The LKSF donation has funded the replacement of the core’s Illumina sequencer with a newer model, as well as the hiring of a new research associate and the enhancement of analytical software—improvements that Lin says will increase the core’s sequencing output threefold.

These changes will benefit not only Yale faculty conducting stem cell research, but also graduate students and postdoctoral fellows, and visiting scientists from elsewhere in Connecticut who make use of the core’s DNA sequencing abilities.

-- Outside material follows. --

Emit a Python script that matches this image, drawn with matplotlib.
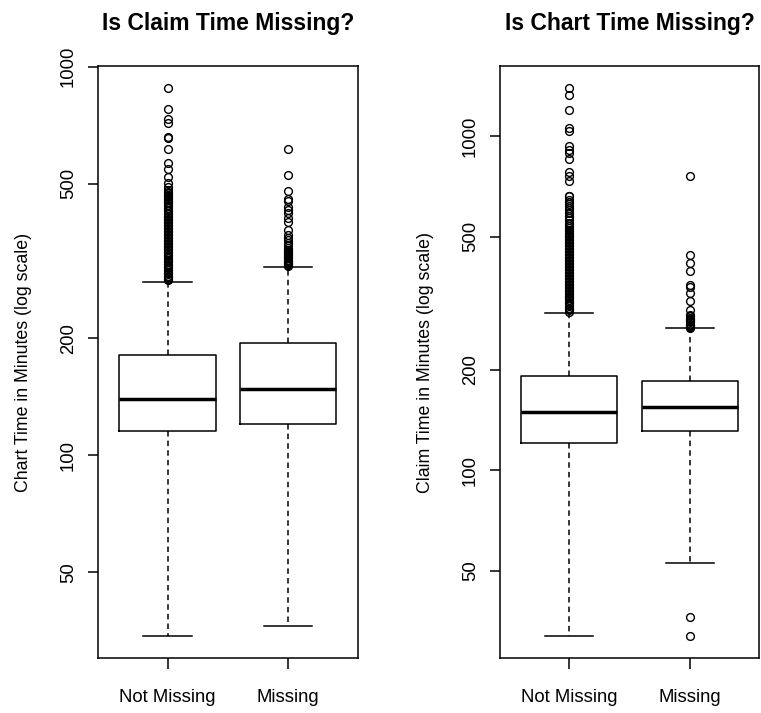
import matplotlib
matplotlib.use("Agg")
import matplotlib.pyplot as plt
from matplotlib.ticker import FixedLocator, FixedFormatter, NullLocator

plt.rcParams['font.family'] = ['Liberation Sans', 'DejaVu Sans']

categories = ["Not Missing", "Missing"]

# Panel 1: Is Claim Time Missing? (Chart time, minutes)
claim_titles = "Is Claim Time Missing?"
claim_ylabel = "Chart Time in Minutes (log scale)"
claim_q1 = [115.5, 120.2]
claim_med = [139.4, 147.7]
claim_q3 = [181.3, 195.0]
claim_whislo = [34.2, 36.3]
claim_whishi = [279.7, 305.8]
claim_fliers_notmissing = [282, 284.5, 287, 289.5, 292, 294.5, 297, 300, 302.5, 305, 308,
                           311, 313.5, 316.5, 319, 322, 325, 328, 331, 334, 337, 340,
                           343, 346, 349, 352, 355, 358.5, 362, 365, 368.5, 372, 375,
                           378.5, 382, 385.5, 389, 392.5, 396, 399.5, 403, 406.5, 410,
                           414, 418, 421.5, 425, 429, 433, 437, 441, 445, 449, 453, 457,
                           461, 465, 469, 473, 477, 483, 491, 503, 521, 545, 564, 615,
                           655, 660, 716, 735, 779, 880]
claim_fliers_missing = [307, 309, 311, 313, 315, 317, 319, 321, 323, 325, 327, 329, 331,
                        333, 336, 338, 341, 347, 352, 358, 363, 369, 380, 399, 407, 420,
                        428, 436, 450, 456, 480, 525, 615]
claim_ylim = (30.0, 1003)

# Panel 2: Is Chart Time Missing? (Claim time, minutes)
chart_titles = "Is Chart Time Missing?"
chart_ylabel = "Claim Time in Minutes (log scale)"
chart_q1 = [120.3, 131.0]
chart_med = [149.3, 154.2]
chart_q3 = [191.0, 185.0]
chart_whislo = [31.8, 52.6]
chart_whishi = [296.5, 266.0]
chart_fliers_notmissing = [298, 301, 304, 307, 310.5, 313.5, 317, 320, 323.5, 327, 330,
                           333.5, 337, 340.5, 344, 347.5, 351, 355, 358.5, 362, 366, 370,
                           373.5, 377.5, 381.5, 385.5, 389.5, 393.5, 397.5, 401.5, 405.5,
                           410, 414, 418.5, 422.5, 427, 431.5, 436, 440.5, 445, 449.5,
                           454, 459, 463.5, 468.5, 473, 478, 483, 488, 493, 498, 503,
                           508, 515, 520, 525, 532, 538, 545, 552, 560, 569, 578, 589,
                           600, 610, 620, 628, 637, 646, 661, 665, 733, 759, 780, 855,
                           891, 912, 933, 1035, 1060, 1202, 1327, 1394]
chart_fliers_missing = [31.8, 36.3, 267, 269, 271, 273, 275, 277, 279, 281, 283, 286,
                        289, 292, 302, 321, 339, 353, 359, 396, 417, 441, 760]
chart_ylim = (27.3, 1622)

yticks = [50, 100, 200, 500, 1000]
ytick_labels = ["50", "100", "200", "500", "1000"]

W, H = 761, 713
fig = plt.figure(figsize=(W / 100, H / 100), dpi=100)

def make_stats(q1, med, q3, lo, hi, fl_list):
    stats = []
    for i in range(len(categories)):
        stats.append(dict(q1=q1[i], med=med[i], q3=q3[i], whislo=lo[i],
                          whishi=hi[i], fliers=fl_list[i], label=categories[i]))
    return stats

def draw(ax, stats, title, ylabel, ylim):
    ax.set_yscale('log')
    ax.bxp(stats, positions=[1, 2], widths=0.8, showfliers=True,
           boxprops=dict(color='black', linewidth=1.1),
           medianprops=dict(color='black', linewidth=2.5, solid_capstyle='butt'),
           whiskerprops=dict(color='black', linewidth=1.1, linestyle=(0, (3.6, 2.7))),
           capprops=dict(color='black', linewidth=1.1),
           flierprops=dict(marker='o', markerfacecolor='none', markeredgecolor='black',
                           markersize=5.6, markeredgewidth=1.0, linestyle='none'))
    ax.set_xlim(0.42, 2.58)
    ax.set_ylim(*ylim)
    ax.yaxis.set_major_locator(FixedLocator(yticks))
    ax.yaxis.set_major_formatter(FixedFormatter(ytick_labels))
    ax.yaxis.set_minor_locator(NullLocator())
    ax.set_xticks([1, 2])
    ax.set_xticklabels(categories)
    ax.tick_params(axis='y', which='major', direction='out', length=7, width=1.1,
                   labelsize=13.3, pad=8, labelrotation=90)
    for lab in ax.get_yticklabels():
        lab.set_va('center')
    ax.tick_params(axis='x', which='major', direction='out', length=8, width=1.1,
                   labelsize=13.3, pad=14)
    for sp in ax.spines.values():
        sp.set_linewidth(1.1)
    ax.set_ylabel(ylabel, fontsize=12.8, labelpad=20)
    ax.set_title(title, fontsize=16.5, fontweight='bold', pad=26)

ax1 = fig.add_axes([97.7 / W, 1 - 658.3 / H, 260.0 / W, 592.0 / H])
draw(ax1, make_stats(claim_q1, claim_med, claim_q3, claim_whislo, claim_whishi,
                     [claim_fliers_notmissing, claim_fliers_missing]),
     claim_titles, claim_ylabel, claim_ylim)

ax2 = fig.add_axes([499.7 / W, 1 - 658.3 / H, 259.6 / W, 592.0 / H])
draw(ax2, make_stats(chart_q1, chart_med, chart_q3, chart_whislo, chart_whishi,
                     [chart_fliers_notmissing, chart_fliers_missing]),
     chart_titles, chart_ylabel, chart_ylim)

fig.savefig("out.png", dpi=100)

One such project is research by Jun Lu, Ph.D., assistant professor of genetics, on the role of non-coding RNAs in development and disease, which relies on the deep genome sequencing that the new Illumina sequencer will enable. The availability of deep sequencing will also allow Andrew Xiao, Ph.D., assistant professor of genetics, and colleagues to examine the entire genome in his research on chromatin, a DNA–protein complex that controls the genome’s integrity. A third example is Lin’s own work in understanding the role that bits of genetic material called small RNAs play in stem cell biology.

Lin studies how piRNAs, a class of small RNAs discovered in his lab, guide epigenetic factors to specific points within the genome. “We’ve now found over 60,000 of these RNAs,” Lin says. “To study these RNAs, the only effective way is to use this deep sequencing.”

An additional benefit of the donation, Lin says, derives from the LKSF’s status as a private foundation. The use of federal funding, such as grants awarded by the National Institutes of Health (NIH), is restricted to certain lines of stem cells approved by the U.S. government; these grants cannot be used to fund work on other cell lines. However, “very often these non-NIH-approved cell lines are much more important and better than the few government-approved lines,” Lin says. “This donation really gives us a huge advantage.”

Dean and Ensign Professor of Medicine Robert J. Alpern, M.D., says, “We’re delighted that the Li Ka Shing Foundation has chosen to support Yale’s Stem Cell Center. One of the key features of the center is its ability to offer core services that enhance stem cell research across the university. This donation will allow these cores to provide the most up-to-date equipment and services.”

The Hong Kong–based LKSF was founded in 1980 by global entrepreneur and philanthropist Li Ka-shing. The LKSF supports projects that propel social progress and create a cycle of charity in the world by expanding access to quality education and health care, encouraging cultural diversity and exploration, and stimulating community involvement and sustainable development. To date, the foundation has given approximately $1.6 billion in charitable donations.

Through ventures in a variety of industries, including container terminals, telecommunications, retail, real estate, hotels, infrastructure, and energy, Li Ka-shing has built a $26 billion fortune that makes him the 11th wealthiest person in the world, according to Forbes magazine. In 2006, Li pledged to donate one third of his fortune, or about $10 billion, to philanthropic projects. Li, who has two sons, is known to refer to the LKSF as his “third son.”

“This is a wonderful contribution from LKSF, and reflects the visionary insight of its founder about what’s needed to effectively promote stem cell research,” says Lin, “and it is a demonstration of the important role of philanthropists in science.”